The appellant argues vigorously that since he was not expected to be personally liable on the loan to Lancashire Hall, Inc., and the record discloses that York Federal did not rely on his statement in making the loan, the judgment of conviction should be reversed. We must disagree. The appellant misconceives the meaning of materialist in Section 1014. It is not merely directed to false statements which are actually used in the decision to make a loan. It requires that all statements supplied to lending institutions such as Federal Savings Loan Associations, which have the capacity to influence them, be accurate or at least not knowingly false, United States v. Kay, 303 U.S. 1, 5-6, 58 S.Ct. 468, 82 L.Ed. 607 (1938); Poulos v. United States, 387 F.2d 4 (10th Cir. 1968); Blake v. United States, 323 F.2d 245 (8th Cir. 1963). Requiring proof of reliance on the statement by the lending institution would wreak havoc with enforcement of the provision. A successful prosecution for the violation would depend on the wholly fortuitous factor of actual reliance and not at all upon the intent of the guilty party. The obvious result would be that not all statements which could potentially harm the United States would be subject to prosecution, undermining the legitimate purpose Congress sought to achieve. Henninger v. United States, 350 F.2d 849 (10th Cir. 1965).

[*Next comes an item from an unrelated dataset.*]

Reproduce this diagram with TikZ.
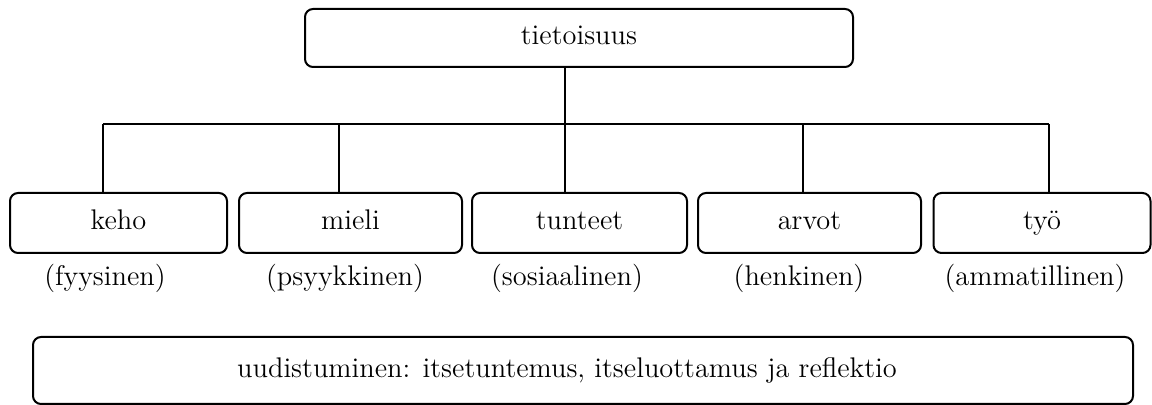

Taking the facts in the light most favorable to the Government as we are required to do on this appeal, Glasser v. United States, 315 U.S. 60, 80, 62 S.Ct. 457, 86 L.Ed. 680 (1942), there was sufficient ground for the district judge to conclude that Goberman made false statements on his personal financial report with the intent to influence the savings and loan association.
We have reviewed all of appellant's other contentions and find them without merit.
The judgment of convictions will be affirmed.